Interface Engineering in Gradient Core/Shell Quantum Dots Enables Efficient Photoelectrochemical Hydrogen Production

Abstract

Semiconductor core/shell quantum dots (QDs) are considered promising building blocks to fabricate photoelectrochemical (PEC) cells for the direct conversion of solar energy into hydrogen (H 2 ). However, the lattice mismatch between core and shell in such QDs results in undesirable defects and severe carrier recombination, limiting photo-induced carrier separation/transfer and solar-to-fuel conversion efficiency. Here, we explore an interface engineering approach to minimize the core-shell lattice mismatch in CdS/CdSe x S 1-x (x=0.09~1) core/shell QDs (g-CSG).
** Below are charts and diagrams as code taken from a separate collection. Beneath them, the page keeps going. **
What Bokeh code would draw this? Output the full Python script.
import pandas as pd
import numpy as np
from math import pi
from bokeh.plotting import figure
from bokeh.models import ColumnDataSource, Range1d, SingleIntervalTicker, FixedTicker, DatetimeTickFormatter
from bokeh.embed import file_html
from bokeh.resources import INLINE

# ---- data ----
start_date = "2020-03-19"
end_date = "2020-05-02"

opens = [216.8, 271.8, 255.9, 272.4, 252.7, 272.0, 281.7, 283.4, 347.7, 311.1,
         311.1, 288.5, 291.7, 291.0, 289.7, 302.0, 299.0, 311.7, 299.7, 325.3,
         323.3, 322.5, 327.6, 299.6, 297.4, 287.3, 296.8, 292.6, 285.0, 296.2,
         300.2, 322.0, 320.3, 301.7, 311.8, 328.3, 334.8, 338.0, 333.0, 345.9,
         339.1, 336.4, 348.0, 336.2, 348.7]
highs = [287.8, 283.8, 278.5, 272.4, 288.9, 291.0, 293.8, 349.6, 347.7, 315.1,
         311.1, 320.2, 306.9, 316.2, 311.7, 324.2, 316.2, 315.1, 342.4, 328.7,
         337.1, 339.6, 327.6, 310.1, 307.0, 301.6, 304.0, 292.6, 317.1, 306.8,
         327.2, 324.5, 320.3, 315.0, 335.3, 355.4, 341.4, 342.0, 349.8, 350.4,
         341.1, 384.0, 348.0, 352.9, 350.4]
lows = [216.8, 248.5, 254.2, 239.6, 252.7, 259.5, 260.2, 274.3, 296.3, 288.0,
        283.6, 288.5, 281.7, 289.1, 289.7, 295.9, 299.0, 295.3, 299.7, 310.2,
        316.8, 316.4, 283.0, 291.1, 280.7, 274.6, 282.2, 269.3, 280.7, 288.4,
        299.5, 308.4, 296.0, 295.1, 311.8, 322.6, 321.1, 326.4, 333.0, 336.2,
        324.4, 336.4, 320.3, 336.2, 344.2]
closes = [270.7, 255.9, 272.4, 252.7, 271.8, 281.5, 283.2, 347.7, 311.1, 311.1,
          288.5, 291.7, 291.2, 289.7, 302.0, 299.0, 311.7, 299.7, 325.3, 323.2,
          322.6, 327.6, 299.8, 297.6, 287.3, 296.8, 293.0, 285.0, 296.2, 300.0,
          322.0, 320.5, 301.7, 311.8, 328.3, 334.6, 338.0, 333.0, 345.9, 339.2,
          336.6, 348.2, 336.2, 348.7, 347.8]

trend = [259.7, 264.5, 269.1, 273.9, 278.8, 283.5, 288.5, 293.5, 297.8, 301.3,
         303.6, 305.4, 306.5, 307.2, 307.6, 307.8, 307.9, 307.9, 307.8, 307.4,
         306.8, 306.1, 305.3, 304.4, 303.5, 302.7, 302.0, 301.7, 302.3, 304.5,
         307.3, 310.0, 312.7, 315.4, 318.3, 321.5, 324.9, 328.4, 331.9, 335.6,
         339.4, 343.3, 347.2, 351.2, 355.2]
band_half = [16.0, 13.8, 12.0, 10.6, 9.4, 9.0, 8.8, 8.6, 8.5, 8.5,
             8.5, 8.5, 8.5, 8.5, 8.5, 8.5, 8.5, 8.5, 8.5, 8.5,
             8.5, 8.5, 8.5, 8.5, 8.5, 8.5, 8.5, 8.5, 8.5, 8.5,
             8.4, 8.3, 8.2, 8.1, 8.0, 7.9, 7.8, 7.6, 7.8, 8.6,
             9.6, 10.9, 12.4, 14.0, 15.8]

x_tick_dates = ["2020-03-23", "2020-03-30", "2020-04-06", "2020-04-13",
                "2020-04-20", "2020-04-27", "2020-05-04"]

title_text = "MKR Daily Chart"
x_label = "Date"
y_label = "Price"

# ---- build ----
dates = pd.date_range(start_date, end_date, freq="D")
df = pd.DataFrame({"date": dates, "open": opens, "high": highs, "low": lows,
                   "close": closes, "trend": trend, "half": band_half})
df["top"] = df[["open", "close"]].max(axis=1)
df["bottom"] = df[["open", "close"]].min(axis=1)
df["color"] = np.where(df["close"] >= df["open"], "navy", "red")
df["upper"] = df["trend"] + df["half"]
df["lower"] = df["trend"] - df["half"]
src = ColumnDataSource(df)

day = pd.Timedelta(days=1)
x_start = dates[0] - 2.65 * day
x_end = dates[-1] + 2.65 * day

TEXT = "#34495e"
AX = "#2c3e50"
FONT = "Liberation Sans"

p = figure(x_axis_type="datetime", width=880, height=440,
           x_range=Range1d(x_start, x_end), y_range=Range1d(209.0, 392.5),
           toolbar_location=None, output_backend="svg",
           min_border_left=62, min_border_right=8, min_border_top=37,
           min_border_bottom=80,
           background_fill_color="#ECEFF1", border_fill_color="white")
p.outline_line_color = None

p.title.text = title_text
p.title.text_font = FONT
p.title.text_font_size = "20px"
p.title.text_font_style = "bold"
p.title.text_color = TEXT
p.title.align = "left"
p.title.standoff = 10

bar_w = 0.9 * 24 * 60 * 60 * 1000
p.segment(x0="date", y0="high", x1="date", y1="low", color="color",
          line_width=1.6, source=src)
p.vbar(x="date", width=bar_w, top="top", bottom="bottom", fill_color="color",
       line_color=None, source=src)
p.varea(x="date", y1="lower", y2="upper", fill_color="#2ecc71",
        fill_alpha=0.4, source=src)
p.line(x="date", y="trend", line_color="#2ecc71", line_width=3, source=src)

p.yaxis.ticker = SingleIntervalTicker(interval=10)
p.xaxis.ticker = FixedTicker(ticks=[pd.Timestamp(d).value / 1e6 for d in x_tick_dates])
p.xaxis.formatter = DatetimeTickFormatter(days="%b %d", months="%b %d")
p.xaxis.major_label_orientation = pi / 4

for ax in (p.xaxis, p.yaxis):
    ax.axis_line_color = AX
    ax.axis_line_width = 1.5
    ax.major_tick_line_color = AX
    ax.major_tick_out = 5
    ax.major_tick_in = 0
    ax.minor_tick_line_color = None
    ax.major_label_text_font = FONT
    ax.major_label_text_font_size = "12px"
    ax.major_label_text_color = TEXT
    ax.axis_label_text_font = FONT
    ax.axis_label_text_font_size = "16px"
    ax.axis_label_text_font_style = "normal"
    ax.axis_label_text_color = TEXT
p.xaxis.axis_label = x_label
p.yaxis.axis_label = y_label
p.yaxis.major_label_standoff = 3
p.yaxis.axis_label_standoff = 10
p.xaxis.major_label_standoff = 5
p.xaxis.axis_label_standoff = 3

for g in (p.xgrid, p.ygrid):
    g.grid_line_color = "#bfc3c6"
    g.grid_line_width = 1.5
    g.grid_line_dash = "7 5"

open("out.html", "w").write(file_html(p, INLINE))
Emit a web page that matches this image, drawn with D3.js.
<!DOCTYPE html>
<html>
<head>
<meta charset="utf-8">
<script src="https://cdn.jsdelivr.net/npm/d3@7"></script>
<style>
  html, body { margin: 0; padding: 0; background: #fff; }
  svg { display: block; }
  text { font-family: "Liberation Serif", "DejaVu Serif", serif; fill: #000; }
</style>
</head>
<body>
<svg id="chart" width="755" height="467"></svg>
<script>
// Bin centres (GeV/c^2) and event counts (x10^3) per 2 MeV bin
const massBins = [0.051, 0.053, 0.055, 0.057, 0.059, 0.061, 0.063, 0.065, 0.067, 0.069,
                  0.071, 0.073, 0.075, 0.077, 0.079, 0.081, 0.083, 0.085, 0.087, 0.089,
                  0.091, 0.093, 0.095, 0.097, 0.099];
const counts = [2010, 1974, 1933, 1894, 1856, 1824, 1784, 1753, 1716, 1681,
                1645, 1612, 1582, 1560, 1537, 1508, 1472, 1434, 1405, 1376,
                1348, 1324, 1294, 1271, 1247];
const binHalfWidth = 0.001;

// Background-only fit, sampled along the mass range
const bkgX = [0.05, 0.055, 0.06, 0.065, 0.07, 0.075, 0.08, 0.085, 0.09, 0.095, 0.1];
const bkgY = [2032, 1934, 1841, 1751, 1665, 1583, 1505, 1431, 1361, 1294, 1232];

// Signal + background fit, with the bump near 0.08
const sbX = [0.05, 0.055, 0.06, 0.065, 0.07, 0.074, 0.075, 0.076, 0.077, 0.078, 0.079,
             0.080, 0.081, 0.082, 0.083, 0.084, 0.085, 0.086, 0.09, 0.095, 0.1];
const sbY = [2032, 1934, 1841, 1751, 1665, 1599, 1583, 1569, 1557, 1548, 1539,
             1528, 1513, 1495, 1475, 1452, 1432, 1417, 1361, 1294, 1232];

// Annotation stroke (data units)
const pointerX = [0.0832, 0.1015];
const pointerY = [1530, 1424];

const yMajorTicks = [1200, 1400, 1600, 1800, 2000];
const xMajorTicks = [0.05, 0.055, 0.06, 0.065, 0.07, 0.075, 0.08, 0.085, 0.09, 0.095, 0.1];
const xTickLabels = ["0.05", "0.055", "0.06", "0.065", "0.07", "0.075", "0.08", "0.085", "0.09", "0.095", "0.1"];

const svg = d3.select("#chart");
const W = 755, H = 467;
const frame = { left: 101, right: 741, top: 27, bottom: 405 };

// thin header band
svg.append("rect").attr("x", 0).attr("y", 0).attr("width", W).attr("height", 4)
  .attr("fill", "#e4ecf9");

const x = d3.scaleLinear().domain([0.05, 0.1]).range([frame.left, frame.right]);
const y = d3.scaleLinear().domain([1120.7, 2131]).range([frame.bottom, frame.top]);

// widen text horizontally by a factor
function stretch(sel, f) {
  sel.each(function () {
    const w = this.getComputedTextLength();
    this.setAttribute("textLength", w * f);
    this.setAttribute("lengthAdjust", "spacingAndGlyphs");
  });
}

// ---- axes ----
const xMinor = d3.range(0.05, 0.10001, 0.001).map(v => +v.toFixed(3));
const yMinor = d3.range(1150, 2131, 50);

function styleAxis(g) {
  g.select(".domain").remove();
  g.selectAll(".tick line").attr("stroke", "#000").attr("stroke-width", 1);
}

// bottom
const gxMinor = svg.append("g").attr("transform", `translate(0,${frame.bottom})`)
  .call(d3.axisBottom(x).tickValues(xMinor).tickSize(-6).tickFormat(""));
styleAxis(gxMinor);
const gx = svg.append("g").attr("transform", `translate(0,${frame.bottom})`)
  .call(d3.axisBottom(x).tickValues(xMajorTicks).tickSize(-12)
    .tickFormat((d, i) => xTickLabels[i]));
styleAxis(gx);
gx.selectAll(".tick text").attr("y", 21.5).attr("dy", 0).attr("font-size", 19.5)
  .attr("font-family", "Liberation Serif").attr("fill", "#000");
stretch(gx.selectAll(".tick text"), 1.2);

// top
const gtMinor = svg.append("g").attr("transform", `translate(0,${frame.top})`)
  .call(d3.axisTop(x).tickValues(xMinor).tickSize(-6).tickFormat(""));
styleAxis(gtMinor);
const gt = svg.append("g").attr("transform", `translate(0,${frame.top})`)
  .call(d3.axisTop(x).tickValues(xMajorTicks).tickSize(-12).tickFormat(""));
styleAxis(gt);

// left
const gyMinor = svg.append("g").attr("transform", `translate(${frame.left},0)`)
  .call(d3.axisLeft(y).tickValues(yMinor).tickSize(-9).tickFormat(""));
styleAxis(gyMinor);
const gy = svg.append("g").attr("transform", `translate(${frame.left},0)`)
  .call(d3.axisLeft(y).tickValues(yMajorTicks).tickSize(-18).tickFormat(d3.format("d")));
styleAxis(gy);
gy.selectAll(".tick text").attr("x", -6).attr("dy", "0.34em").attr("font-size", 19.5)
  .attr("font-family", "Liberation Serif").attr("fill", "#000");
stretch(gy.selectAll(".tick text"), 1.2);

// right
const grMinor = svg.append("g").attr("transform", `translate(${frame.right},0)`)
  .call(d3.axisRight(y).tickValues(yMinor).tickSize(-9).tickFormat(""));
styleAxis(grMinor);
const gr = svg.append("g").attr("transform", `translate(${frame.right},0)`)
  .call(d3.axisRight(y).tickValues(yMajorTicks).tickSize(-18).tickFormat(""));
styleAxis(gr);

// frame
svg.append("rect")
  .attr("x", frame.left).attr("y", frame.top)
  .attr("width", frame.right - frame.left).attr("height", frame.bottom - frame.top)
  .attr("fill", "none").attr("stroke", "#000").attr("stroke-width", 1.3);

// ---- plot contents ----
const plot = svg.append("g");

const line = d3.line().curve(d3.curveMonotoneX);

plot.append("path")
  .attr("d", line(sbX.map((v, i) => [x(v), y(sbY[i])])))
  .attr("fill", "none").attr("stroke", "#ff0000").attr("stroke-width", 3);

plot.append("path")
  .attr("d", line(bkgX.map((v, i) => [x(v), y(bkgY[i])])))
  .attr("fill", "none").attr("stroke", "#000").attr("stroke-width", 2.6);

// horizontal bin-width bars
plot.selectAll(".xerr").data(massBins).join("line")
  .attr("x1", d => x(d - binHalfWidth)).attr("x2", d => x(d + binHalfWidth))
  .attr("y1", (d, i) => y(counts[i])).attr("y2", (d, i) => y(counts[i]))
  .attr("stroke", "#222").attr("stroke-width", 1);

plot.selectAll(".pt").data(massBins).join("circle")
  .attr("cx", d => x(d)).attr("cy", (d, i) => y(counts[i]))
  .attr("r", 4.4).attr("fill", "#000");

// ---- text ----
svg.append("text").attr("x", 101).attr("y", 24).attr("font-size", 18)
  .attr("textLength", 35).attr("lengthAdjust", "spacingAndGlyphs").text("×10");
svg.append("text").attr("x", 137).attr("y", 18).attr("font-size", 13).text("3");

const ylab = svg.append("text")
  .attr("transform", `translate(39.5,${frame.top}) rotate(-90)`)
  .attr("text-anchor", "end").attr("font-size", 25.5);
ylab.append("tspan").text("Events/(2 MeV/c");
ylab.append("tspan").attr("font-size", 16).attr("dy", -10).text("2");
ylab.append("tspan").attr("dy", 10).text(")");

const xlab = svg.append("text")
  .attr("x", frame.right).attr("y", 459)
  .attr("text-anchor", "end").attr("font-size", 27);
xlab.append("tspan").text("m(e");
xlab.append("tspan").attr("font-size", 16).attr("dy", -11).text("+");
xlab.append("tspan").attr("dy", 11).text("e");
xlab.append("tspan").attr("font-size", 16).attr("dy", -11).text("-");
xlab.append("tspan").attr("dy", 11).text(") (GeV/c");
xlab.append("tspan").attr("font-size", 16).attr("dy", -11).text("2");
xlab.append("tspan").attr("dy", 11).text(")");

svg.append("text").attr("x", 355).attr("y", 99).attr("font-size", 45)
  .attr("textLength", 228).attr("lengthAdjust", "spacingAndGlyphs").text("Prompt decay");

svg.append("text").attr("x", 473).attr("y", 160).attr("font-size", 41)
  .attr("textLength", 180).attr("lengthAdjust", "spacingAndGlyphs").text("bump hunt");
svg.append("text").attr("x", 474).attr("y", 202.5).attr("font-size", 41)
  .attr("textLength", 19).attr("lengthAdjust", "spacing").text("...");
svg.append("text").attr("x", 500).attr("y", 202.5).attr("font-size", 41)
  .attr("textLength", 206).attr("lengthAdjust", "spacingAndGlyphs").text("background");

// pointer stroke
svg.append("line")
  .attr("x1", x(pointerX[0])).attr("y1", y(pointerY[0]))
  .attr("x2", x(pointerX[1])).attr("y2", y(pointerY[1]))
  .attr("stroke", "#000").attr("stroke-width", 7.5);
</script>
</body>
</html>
As a proof-of-concept, PEC cells based on g-CSG QDs yield a remarkable photocurrent density of 13.1 mA/cm 2 under AM 1.5 G one-sun illumination (100 mW/cm 2 ), which is ~54.1% and ~33.7% higher compared to that in CdS/CdSe 0.5 S 0.5 (g-CSA) and CdS/CdSe QDs (g-CS), respectively. Theoretical calculations and carrier dynamics confirm more efficient carrier separation and charge transfer rate in g-CSG QDs with respect to g-CSA and g-CS QDs. These results are attributed to the minimization of the core-shell lattice mismatch by the cascade gradient shell in g-CSG QDs, which modifies carrier confinement potential and reduces interfacial defects. This work provides fundamental insights into the interface engineering of core/shell QDs and may open up new avenues to boost the performance of PEC cells for H 2 evolution and other QDs-based optoelectronic devices.